Pourquoi ces régions particulièrement?
Dans ces zones, les surfaces d’exploitation sont plus petites, et les semences doivent être adaptées à des climats plus difficiles. C’est un marché peu attractif pour l’industrie semencière qui vise généralement des économies d’échelle. C’est au sein de ces marchés délaissés que sont développés et maintenus les systèmes de semences paysannes face à la force de frappe de l’industrie, portée par un cadre réglementaire ayant favorisé son essor. En tout cas en Europe.
Il s’agit de deux notions différentes, explique Fulya Batur. Le droit des semences regroupe toute la législation qui s’applique aux semences:
«Cet ensemble complexe de lois délimite comment quelqu’un peut utiliser, développer, cultiver, échanger ou conserver les semences en tant que ressources… C’est du droit objectif.»
Pour les droits aux semences, «on parle de droits humains, reconnus par l’ONU aux paysans et aux personnes des communautés rurales, sur les semences», explicite la juriste.
Et la chercheuse de souligner que ces deux notions présentent des points de convergence et de divergence.
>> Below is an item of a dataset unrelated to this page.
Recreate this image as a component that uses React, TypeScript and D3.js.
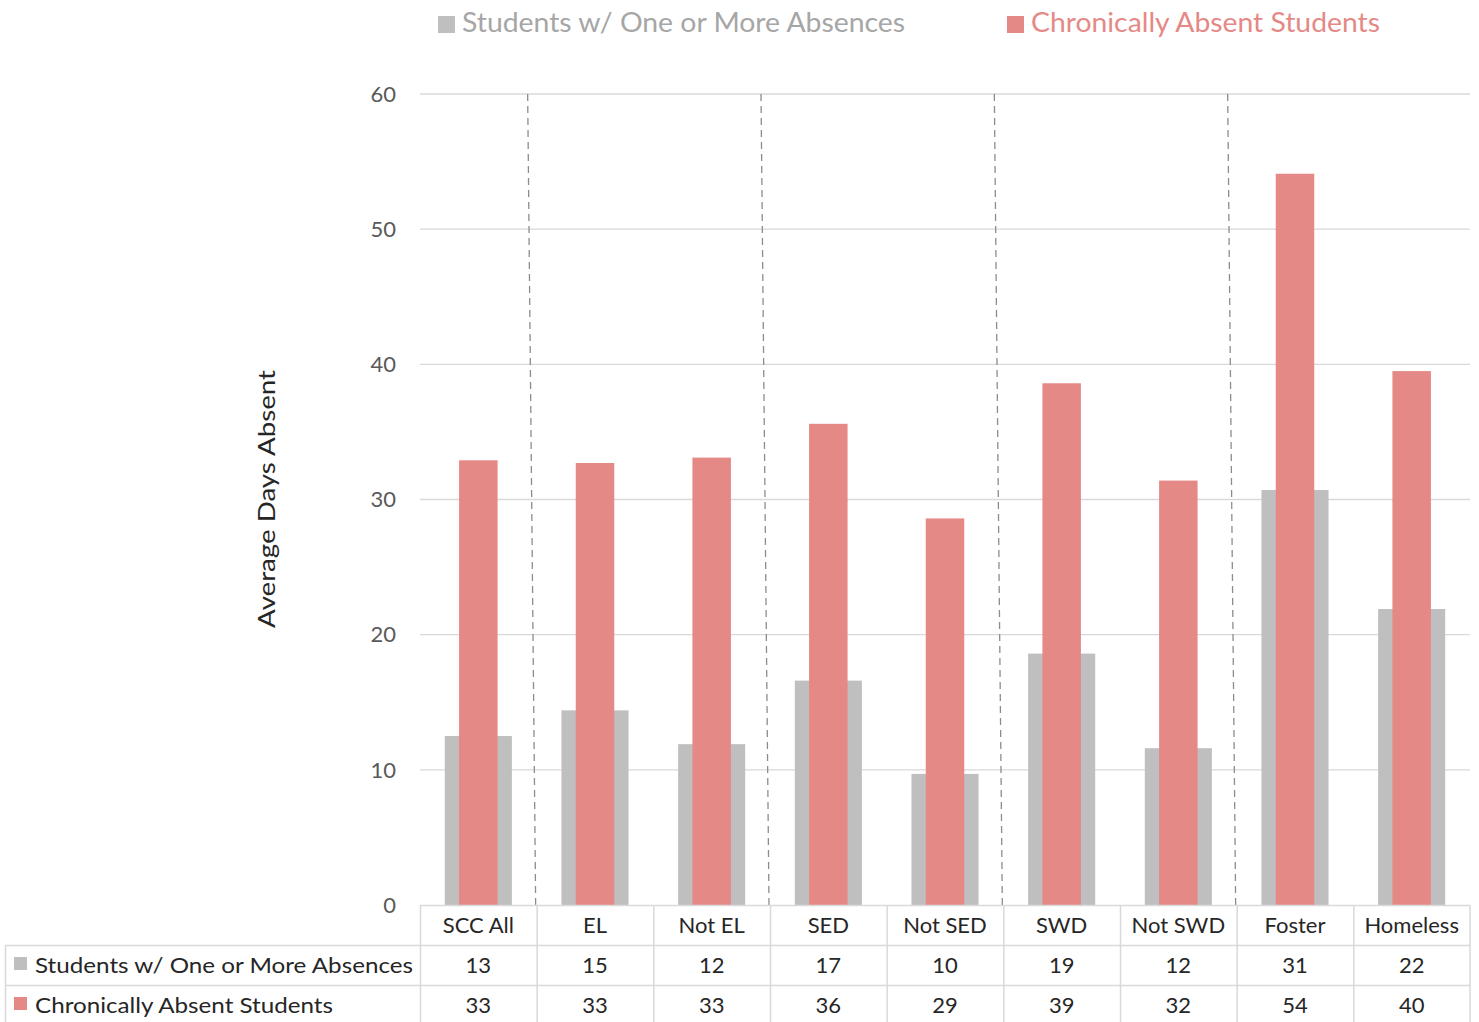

Par exemple, la propriétaire intellectuelle qui, entrerait en contradiction avec la Déclaration des Nations Unies sur les droits des paysans, qui garantit «le droit de conserver, d’utiliser, d’échanger et de vendre leurs semences de ferme ou matériel de multiplication».
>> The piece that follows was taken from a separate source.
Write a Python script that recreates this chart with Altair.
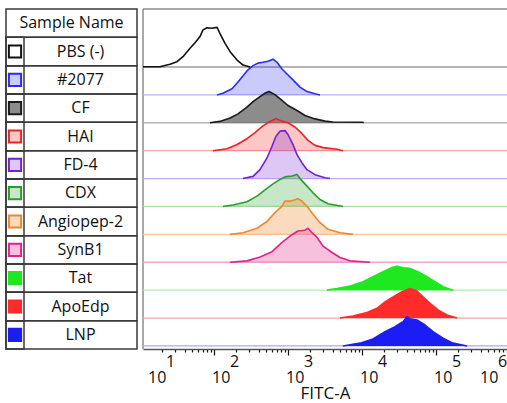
import altair as alt
import pandas as pd

# Sample order, top lane to bottom lane
samples = ["PBS (-)", "#2077", "CF", "HAI", "FD-4", "CDX",
           "Angiopep-2", "SynB1", "Tat", "ApoEdp", "LNP"]

# Histogram traces: FITC-A intensity and normalised event count (% of lane spacing)
pbs_fitc = [11, 18.6, 25.4, 31.6, 38.1, 47.4, 55.4, 64.7, 71, 80.4, 94, 110, 120, 141, 165, 205, 247, 307]
pbs_count = [1, 1, 10, 19, 37, 67, 87, 109, 133, 141, 139, 142, 121, 85, 55, 25, 7, 0]

s2077_fitc = [110, 132, 175, 211, 247, 288, 337, 393, 459, 537, 627, 710, 830, 969, 1168, 1453, 1806, 2317, 2706]
s2077_count = [0, 6, 22, 46, 69, 90, 105, 114, 117, 121, 128, 117, 93, 75, 54, 28, 12, 4, 0]

cf_fitc = [88, 120, 165, 211, 279, 337, 418, 489, 554, 667, 830, 1000, 1323, 1697, 2317, 3162, 4056, 10300, 10500]
cf_count = [0, 5, 17, 32, 56, 76, 94, 106, 112, 101, 80, 62, 44, 26, 14, 6, 3, 2, 0]

hai_fitc = [97, 150, 205, 279, 358, 459, 571, 688, 830, 1000, 1243, 1546, 1863, 2317, 2972, 4595, 5536]
hai_count = [0, 7, 22, 43, 65, 89, 105, 115, 106, 100, 85, 61, 37, 19, 11, 5, 0]

fd4_fitc = [247, 337, 418, 520, 608, 688, 780, 911, 1000, 1168, 1323, 1546, 1806, 2317, 3162, 3695]
fd4_count = [0, 8, 32, 74, 116, 152, 170, 172, 158, 122, 86, 56, 32, 14, 3, 0]

cdx_fitc = [132, 181, 279, 381, 520, 627, 780, 911, 1133, 1323, 1453, 1806, 2177, 2706, 3471, 5536]
cdx_count = [0, 5, 17, 37, 65, 81, 97, 106, 109, 115, 100, 73, 49, 25, 10, 0]

ang_fitc = [165, 247, 381, 520, 667, 830, 911, 1064, 1365, 1546, 1806, 2177, 2706, 3471, 5043, 7555]
ang_count = [0, 6, 22, 46, 78, 101, 119, 119, 128, 119, 101, 72, 42, 18, 6, 0]

synb1_fitc = [165, 279, 418, 608, 830, 1064, 1365, 1697, 1863, 2110, 2466, 2972, 3932, 5043, 6882, 12830]
synb1_count = [0, 5, 19, 38, 71, 94, 112, 115, 122, 106, 89, 58, 35, 17, 5, 0]

tat_fitc = [3365, 4595, 6882, 10316, 14080, 19220, 25430, 29720, 35820, 44530, 57120, 75550, 96940, 124300, 169700]
tat_count = [0, 6, 15, 30, 48, 66, 81, 86, 80, 78, 66, 48, 30, 12, 0]

apo_fitc = [5043, 7555, 11680, 15950, 20460, 26240, 34720, 44530, 55360, 66740, 82980, 106400, 140800, 192200]
apo_count = [0, 7, 20, 35, 58, 76, 94, 106, 97, 76, 53, 29, 11, 0]

lnp_fitc = [5536, 9397, 14080, 20460, 27920, 35820, 40560, 44530, 55360, 71020, 91100, 124300, 169700, 262400]
lnp_count = [0, 10, 25, 51, 69, 87, 105, 97, 93, 75, 51, 28, 10, 0]

traces = [(pbs_fitc, pbs_count), (s2077_fitc, s2077_count), (cf_fitc, cf_count),
          (hai_fitc, hai_count), (fd4_fitc, fd4_count), (cdx_fitc, cdx_count),
          (ang_fitc, ang_count), (synb1_fitc, synb1_count), (tat_fitc, tat_count),
          (apo_fitc, apo_count), (lnp_fitc, lnp_count)]

# Styling per sample
line_colors = ["#111111", "#2b2bef", "#1a1a1a", "#ee2020", "#7620d4", "#25a025",
               "#f0872a", "#e2228a", "#20e820", "#ff2a2a", "#1c1cf5"]
fill_colors = ["#ffffff", "#2b2bef", "#1a1a1a", "#ee2020", "#7620d4", "#25a025",
               "#f0872a", "#e2228a", "#20e820", "#ff2a2a", "#1c1cf5"]
fill_opacity = [0, 0.25, 0.5, 0.25, 0.25, 0.25, 0.3, 0.28, 1, 1, 1]
base_colors = ["#9a9a9a", "#b4b4f6", "#a6a6a6", "#f3a8a8", "#c9aaf0", "#ace0ac",
               "#f7c79c", "#f2a6cc", "#a6f4a6", "#f6a6a6", "#a8a8fa"]

FONT = "Open Sans"
W, H = 364, 340
PAD_L, PAD_T, PAD_B = 143, 9, 54
LANE = 100

# log x scale: 74 px per decade, plot starting just above 10^1
LO, HI = 1.0405, 1.0405 + W / 74.0
X_SCALE = alt.Scale(type="log", domain=[10 ** LO, 10 ** HI], nice=False)
Y_SCALE = alt.Scale(domain=[-0.11 * LANE, 12.08 * LANE], nice=False, zero=False)

majors = [10 ** k for k in range(1, 7)]
minors = [m * 10 ** k for k in range(1, 6) for m in range(2, 10)]
tick_vals = sorted(v for v in majors + minors if 10 ** LO <= v <= 10 ** HI)

X_AXIS = alt.Axis(
    values=tick_vals, labels=False, grid=False,
    domainColor="#555555", domainWidth=1.5,
    tickColor="#111111", tickWidth=1.2,
    tickSize={"condition": {"test": "indexof([10,100,1000,10000,100000,1000000], datum.value) >= 0",
                            "value": 6}, "value": 3},
    title="FITC-A", titleFont=FONT, titleFontSize=17, titleFontWeight="normal",
    titleColor="#111111", titleBaseline="alphabetic", titleY=49,
)

one = pd.DataFrame({"k": [0]})
layers = []

# plot frame (top and left edges)
layers.append(alt.Chart(one).mark_rule(color="#8c8c8c", strokeWidth=1.5)
              .encode(x=alt.value(0), x2=alt.value(W), y=alt.value(0)))
layers.append(alt.Chart(one).mark_rule(color="#8c8c8c", strokeWidth=1.5)
              .encode(x=alt.value(0), y=alt.value(0), y2=alt.value(H)))

n = len(samples)
for i, (fx, cnt) in enumerate(traces):
    base = (n - 1 - i) * LANE
    df = pd.DataFrame({"fitc": fx, "top": [base + c for c in cnt], "base": base})
    layers.append(
        alt.Chart(pd.DataFrame({"base": [base]}))
        .mark_rule(color=base_colors[i], strokeWidth=1.3)
        .encode(y=alt.Y("base:Q", scale=Y_SCALE, axis=None), x=alt.value(0), x2=alt.value(W))
    )
    if fill_opacity[i] > 0:
        layers.append(
            alt.Chart(df).mark_area(color=fill_colors[i], fillOpacity=fill_opacity[i])
            .encode(x=alt.X("fitc:Q", scale=X_SCALE, axis=X_AXIS),
                    y=alt.Y("top:Q", scale=Y_SCALE, axis=None), y2="base:Q")
        )
    layers.append(
        alt.Chart(df).mark_line(color=line_colors[i], strokeWidth=1.6, strokeJoin="round")
        .encode(x=alt.X("fitc:Q", scale=X_SCALE, axis=X_AXIS),
                y=alt.Y("top:Q", scale=Y_SCALE, axis=None))
    )

# decade labels written as 10 with a raised exponent; end labels pulled inside the frame
exps = [1, 2, 3, 4, 5, 6]
lab_df = pd.DataFrame({"v": [10 ** k for k in exps], "b": ["10"] * len(exps),
                       "e": [str(k) for k in exps]})
for cond, shift in [("datum.v == 10", 8), ("datum.v > 10 && datum.v < 1000000", -2),
                    ("datum.v == 1000000", -30)]:
    for field, dx, yy in [("b", shift, H + 34), ("e", shift + 18, H + 18)]:
        layers.append(
            alt.Chart(lab_df).transform_filter(cond)
            .mark_text(font=FONT, fontSize=16, color="#111111", align="left",
                       baseline="alphabetic", dx=dx)
            .encode(x=alt.X("v:Q", scale=X_SCALE, axis=X_AXIS), y=alt.value(yy),
                    text=f"{field}:N")
        )

# sample table on the left
rows = ["Sample Name"] + samples
row_df = pd.DataFrame({
    "row": rows,
    "header": [1] + [0] * n,
    "line": ["#000000"] + line_colors,
    "fill": ["#ffffff"] + fill_colors,
    "fop": [0] + fill_opacity,
})
ROW_Y = alt.Y("row:N", scale=alt.Scale(domain=rows, paddingInner=0, paddingOuter=0), axis=None)
T_L, T_R, SW_R = 6 - PAD_L, 137 - PAD_L, 24 - PAD_L

layers.append(alt.Chart(row_df).mark_rect(fillOpacity=0, stroke="#3a3a3a", strokeWidth=1.5)
              .encode(y=ROW_Y, x=alt.value(T_L), x2=alt.value(T_R)))
layers.append(alt.Chart(row_df).transform_filter("datum.header == 0")
              .mark_rect(fillOpacity=0, stroke="#3a3a3a", strokeWidth=1.5)
              .encode(y=ROW_Y, x=alt.value(T_L), x2=alt.value(SW_R)))
layers.append(alt.Chart(row_df).transform_filter("datum.header == 0")
              .mark_square(size=150, strokeWidth=2, opacity=1)
              .encode(y=ROW_Y, x=alt.value((T_L + SW_R) / 2),
                      fill=alt.Fill("fill:N", scale=None),
                      fillOpacity=alt.FillOpacity("fop:Q", scale=None),
                      stroke=alt.Stroke("line:N", scale=None)))
layers.append(alt.Chart(row_df).transform_filter("datum.header == 1")
              .mark_text(font=FONT, fontSize=16, color="#111111", baseline="middle", align="center")
              .encode(y=ROW_Y, x=alt.value((T_L + T_R) / 2), text="row:N"))
layers.append(alt.Chart(row_df).transform_filter("datum.header == 0")
              .mark_text(font=FONT, fontSize=16, color="#111111", baseline="middle", align="center")
              .encode(y=ROW_Y, x=alt.value((SW_R + T_R) / 2), text="row:N"))

chart = (
    alt.layer(*layers)
    .resolve_scale(y="independent")
    .properties(width=W, height=H,
                autosize=alt.AutoSizeParams(type="none"),
                padding={"left": PAD_L, "top": PAD_T, "right": 0, "bottom": PAD_B})
    .configure_view(strokeWidth=0)
)

chart.save("out.html", embed_options={"renderer": "svg", "actions": False})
Vous avez un exemple de dynamique différente?
Si on prend l’Asie du sud-est, comme l’Inde, le Vietnam… on n’est pas du tout dans ce modèle-là. Les paysans sont toujours en majorité, et l’industrie en minorité. L’équilibre de force est très différent.
Observe-t-on néanmoins une implantation croissante des semences industrielles dans ces pays?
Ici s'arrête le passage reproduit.